◆ **Stated problem**
Output the lines that follow exactly as they are.

◆ **Given data**
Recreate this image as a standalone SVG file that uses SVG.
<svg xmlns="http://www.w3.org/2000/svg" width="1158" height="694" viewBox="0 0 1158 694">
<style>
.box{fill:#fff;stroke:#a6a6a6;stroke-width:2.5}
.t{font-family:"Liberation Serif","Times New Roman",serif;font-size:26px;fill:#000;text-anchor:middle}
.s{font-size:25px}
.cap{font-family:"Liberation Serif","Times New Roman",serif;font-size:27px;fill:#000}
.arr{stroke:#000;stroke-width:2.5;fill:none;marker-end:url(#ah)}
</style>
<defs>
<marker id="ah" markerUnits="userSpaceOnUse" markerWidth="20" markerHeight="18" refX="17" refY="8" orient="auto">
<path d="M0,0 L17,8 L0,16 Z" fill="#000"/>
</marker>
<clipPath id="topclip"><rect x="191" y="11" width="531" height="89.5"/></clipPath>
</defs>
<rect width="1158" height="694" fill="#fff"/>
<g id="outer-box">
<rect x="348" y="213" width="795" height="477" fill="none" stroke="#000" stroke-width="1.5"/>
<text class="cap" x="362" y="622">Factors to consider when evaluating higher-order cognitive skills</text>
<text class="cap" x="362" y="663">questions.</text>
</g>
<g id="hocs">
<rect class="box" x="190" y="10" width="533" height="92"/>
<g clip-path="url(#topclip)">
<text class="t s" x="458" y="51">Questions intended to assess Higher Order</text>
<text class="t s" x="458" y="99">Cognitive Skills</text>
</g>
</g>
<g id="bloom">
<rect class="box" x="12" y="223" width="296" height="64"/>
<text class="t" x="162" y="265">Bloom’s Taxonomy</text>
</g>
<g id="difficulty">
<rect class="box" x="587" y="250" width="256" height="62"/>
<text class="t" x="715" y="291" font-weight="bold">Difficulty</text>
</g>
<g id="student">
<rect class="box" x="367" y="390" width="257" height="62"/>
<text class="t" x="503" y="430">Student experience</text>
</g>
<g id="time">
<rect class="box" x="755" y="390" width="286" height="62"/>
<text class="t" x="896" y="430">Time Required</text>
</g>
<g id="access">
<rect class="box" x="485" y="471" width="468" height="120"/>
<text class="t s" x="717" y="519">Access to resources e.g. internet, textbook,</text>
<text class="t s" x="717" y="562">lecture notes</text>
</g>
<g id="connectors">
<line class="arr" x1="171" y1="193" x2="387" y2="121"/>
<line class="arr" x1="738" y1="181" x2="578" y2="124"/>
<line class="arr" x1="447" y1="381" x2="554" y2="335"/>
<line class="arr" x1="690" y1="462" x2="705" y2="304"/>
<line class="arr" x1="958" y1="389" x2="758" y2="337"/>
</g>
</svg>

◆ **Output**
Recreate this image as a standalone SVG file that uses SVG.
<svg xmlns="http://www.w3.org/2000/svg" width="1158" height="694" viewBox="0 0 1158 694">
<style>
.box{fill:#fff;stroke:#a6a6a6;stroke-width:2.5}
.t{font-family:"Liberation Serif","Times New Roman",serif;font-size:26px;fill:#000;text-anchor:middle}
.s{font-size:25px}
.cap{font-family:"Liberation Serif","Times New Roman",serif;font-size:27px;fill:#000}
.arr{stroke:#000;stroke-width:2.5;fill:none;marker-end:url(#ah)}
</style>
<defs>
<marker id="ah" markerUnits="userSpaceOnUse" markerWidth="20" markerHeight="18" refX="17" refY="8" orient="auto">
<path d="M0,0 L17,8 L0,16 Z" fill="#000"/>
</marker>
<clipPath id="topclip"><rect x="191" y="11" width="531" height="89.5"/></clipPath>
</defs>
<rect width="1158" height="694" fill="#fff"/>
<g id="outer-box">
<rect x="348" y="213" width="795" height="477" fill="none" stroke="#000" stroke-width="1.5"/>
<text class="cap" x="362" y="622">Factors to consider when evaluating higher-order cognitive skills</text>
<text class="cap" x="362" y="663">questions.</text>
</g>
<g id="hocs">
<rect class="box" x="190" y="10" width="533" height="92"/>
<g clip-path="url(#topclip)">
<text class="t s" x="458" y="51">Questions intended to assess Higher Order</text>
<text class="t s" x="458" y="99">Cognitive Skills</text>
</g>
</g>
<g id="bloom">
<rect class="box" x="12" y="223" width="296" height="64"/>
<text class="t" x="162" y="265">Bloom’s Taxonomy</text>
</g>
<g id="difficulty">
<rect class="box" x="587" y="250" width="256" height="62"/>
<text class="t" x="715" y="291" font-weight="bold">Difficulty</text>
</g>
<g id="student">
<rect class="box" x="367" y="390" width="257" height="62"/>
<text class="t" x="503" y="430">Student experience</text>
</g>
<g id="time">
<rect class="box" x="755" y="390" width="286" height="62"/>
<text class="t" x="896" y="430">Time Required</text>
</g>
<g id="access">
<rect class="box" x="485" y="471" width="468" height="120"/>
<text class="t s" x="717" y="519">Access to resources e.g. internet, textbook,</text>
<text class="t s" x="717" y="562">lecture notes</text>
</g>
<g id="connectors">
<line class="arr" x1="171" y1="193" x2="387" y2="121"/>
<line class="arr" x1="738" y1="181" x2="578" y2="124"/>
<line class="arr" x1="447" y1="381" x2="554" y2="335"/>
<line class="arr" x1="690" y1="462" x2="705" y2="304"/>
<line class="arr" x1="958" y1="389" x2="758" y2="337"/>
</g>
</svg>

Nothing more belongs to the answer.